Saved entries
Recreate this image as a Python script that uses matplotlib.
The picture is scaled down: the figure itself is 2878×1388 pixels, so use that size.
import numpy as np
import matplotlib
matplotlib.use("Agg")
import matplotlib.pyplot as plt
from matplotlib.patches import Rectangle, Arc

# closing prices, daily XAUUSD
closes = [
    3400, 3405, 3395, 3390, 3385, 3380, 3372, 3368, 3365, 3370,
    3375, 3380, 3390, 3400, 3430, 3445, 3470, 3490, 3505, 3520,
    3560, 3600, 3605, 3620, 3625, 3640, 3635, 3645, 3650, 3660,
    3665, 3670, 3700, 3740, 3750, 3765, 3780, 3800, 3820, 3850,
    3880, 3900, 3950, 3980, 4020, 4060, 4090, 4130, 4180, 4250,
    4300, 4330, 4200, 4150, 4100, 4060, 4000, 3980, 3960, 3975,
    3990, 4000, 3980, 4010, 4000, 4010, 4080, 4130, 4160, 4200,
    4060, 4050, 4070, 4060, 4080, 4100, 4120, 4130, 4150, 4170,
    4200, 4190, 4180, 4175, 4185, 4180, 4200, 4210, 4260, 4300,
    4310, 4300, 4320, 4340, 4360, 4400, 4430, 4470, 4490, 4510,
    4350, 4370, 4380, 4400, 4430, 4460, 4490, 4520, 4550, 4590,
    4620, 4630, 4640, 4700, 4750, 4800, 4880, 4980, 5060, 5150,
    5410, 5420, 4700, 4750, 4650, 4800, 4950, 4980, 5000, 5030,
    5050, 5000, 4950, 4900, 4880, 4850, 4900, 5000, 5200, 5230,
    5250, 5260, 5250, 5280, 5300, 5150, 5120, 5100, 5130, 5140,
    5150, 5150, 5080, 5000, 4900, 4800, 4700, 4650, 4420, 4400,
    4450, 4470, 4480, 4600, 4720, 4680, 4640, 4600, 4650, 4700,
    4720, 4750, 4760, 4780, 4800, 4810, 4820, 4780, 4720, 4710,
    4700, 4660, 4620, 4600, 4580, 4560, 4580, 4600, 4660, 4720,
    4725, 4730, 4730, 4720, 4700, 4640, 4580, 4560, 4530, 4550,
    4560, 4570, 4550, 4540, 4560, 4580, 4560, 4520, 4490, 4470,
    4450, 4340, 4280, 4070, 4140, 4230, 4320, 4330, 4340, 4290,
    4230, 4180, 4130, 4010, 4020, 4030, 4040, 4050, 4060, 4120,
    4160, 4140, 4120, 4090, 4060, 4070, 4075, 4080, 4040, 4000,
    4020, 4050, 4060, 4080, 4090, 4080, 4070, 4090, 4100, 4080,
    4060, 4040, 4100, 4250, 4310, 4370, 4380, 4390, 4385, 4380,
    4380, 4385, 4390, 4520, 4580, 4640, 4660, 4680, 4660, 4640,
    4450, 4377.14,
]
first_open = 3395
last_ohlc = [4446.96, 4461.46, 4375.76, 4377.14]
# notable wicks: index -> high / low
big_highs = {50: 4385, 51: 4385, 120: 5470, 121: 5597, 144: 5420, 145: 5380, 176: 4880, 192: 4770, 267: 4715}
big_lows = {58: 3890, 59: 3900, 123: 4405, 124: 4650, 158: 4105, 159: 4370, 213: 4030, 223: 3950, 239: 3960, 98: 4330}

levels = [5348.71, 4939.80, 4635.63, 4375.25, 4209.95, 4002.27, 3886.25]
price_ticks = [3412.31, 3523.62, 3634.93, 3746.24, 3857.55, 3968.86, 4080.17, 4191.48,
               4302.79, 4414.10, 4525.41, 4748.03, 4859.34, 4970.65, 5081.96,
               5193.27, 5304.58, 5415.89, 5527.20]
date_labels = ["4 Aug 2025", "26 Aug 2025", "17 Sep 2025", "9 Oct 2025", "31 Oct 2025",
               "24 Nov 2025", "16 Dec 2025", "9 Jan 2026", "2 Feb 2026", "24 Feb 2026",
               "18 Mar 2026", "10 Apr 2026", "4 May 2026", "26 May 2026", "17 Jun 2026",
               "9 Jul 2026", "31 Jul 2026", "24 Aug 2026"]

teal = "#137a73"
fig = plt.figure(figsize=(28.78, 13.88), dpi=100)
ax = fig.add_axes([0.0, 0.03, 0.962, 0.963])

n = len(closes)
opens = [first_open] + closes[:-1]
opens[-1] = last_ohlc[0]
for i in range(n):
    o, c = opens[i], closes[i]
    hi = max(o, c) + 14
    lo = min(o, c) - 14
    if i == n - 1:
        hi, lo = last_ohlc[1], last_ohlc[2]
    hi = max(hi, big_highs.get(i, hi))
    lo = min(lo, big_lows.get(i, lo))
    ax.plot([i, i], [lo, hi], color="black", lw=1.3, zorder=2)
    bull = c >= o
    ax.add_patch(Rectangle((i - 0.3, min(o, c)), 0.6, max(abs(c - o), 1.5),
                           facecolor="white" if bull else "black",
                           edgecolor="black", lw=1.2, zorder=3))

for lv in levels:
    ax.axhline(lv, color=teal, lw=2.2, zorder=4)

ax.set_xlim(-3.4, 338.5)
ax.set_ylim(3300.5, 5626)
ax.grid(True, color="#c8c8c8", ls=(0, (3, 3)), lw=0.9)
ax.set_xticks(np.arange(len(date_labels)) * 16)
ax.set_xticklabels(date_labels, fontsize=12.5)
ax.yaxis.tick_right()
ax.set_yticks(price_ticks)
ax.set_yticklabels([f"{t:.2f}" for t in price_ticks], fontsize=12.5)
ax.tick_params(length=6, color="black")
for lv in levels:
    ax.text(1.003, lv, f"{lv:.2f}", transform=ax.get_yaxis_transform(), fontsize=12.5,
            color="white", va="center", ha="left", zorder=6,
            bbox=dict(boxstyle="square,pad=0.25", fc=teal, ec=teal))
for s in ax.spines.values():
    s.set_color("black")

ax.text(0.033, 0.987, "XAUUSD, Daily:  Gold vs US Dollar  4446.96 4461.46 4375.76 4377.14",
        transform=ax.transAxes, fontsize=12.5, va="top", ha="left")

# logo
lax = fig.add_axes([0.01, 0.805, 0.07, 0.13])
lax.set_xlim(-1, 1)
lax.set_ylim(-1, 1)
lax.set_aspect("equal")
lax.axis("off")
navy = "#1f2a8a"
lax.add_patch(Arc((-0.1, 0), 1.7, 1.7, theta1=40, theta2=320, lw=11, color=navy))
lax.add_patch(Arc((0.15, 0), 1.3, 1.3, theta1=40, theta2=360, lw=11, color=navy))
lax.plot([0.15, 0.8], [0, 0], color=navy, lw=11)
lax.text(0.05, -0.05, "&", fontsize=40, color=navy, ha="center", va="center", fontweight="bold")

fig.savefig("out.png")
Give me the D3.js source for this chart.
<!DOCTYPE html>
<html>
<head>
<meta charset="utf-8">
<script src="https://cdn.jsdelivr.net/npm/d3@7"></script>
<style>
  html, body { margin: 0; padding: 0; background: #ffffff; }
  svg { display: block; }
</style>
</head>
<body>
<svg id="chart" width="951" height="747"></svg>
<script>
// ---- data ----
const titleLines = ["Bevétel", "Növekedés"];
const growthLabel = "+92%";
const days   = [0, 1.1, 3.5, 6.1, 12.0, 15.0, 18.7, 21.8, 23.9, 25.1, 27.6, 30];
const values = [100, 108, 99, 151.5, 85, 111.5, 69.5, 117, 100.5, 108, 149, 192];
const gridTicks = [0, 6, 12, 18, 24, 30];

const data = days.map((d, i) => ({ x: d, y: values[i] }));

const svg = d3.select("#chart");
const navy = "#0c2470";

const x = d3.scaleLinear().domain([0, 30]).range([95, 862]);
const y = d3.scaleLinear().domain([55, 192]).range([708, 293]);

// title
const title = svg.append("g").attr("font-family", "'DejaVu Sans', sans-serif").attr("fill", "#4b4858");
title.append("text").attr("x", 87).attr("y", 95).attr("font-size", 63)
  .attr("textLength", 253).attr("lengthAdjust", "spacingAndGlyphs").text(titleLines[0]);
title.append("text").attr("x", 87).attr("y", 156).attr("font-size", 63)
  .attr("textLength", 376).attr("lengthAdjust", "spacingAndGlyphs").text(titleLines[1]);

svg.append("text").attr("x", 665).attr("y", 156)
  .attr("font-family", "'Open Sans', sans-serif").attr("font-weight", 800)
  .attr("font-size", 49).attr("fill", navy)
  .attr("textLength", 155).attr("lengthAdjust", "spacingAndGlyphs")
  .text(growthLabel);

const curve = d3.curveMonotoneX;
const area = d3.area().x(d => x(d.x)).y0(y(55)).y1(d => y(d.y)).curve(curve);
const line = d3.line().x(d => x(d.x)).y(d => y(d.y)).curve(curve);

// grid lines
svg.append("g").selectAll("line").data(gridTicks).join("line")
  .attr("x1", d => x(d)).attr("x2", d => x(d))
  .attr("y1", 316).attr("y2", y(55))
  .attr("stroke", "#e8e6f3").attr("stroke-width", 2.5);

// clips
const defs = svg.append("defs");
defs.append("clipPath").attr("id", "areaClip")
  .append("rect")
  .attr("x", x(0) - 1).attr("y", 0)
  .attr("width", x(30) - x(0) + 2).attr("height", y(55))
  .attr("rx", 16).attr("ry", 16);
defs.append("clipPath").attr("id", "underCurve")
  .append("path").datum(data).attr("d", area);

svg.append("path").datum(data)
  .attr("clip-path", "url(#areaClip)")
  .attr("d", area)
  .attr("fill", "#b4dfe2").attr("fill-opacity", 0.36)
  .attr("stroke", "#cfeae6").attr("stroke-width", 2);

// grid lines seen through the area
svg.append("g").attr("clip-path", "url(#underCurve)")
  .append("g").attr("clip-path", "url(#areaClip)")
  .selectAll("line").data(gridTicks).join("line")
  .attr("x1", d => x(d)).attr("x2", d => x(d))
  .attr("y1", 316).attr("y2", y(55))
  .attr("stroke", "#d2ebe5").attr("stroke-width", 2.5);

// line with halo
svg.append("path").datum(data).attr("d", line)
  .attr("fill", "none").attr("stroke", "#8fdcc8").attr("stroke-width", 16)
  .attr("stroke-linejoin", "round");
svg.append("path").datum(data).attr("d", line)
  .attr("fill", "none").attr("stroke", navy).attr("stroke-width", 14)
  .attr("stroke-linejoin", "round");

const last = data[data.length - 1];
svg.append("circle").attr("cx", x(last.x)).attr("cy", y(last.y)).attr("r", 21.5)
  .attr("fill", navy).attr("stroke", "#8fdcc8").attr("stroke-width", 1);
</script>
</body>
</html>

WHAT YOU SHOULD DO —
Print the listing above from its first line through the line with "from matplotlib.patches import Rectangle, Arc", and stop there.

RESULT OF THIS EXERCISE —
Recreate this image as a Python script that uses matplotlib.
The picture is scaled down: the figure itself is 2878×1388 pixels, so use that size.
import numpy as np
import matplotlib
matplotlib.use("Agg")
import matplotlib.pyplot as plt
from matplotlib.patches import Rectangle, Arc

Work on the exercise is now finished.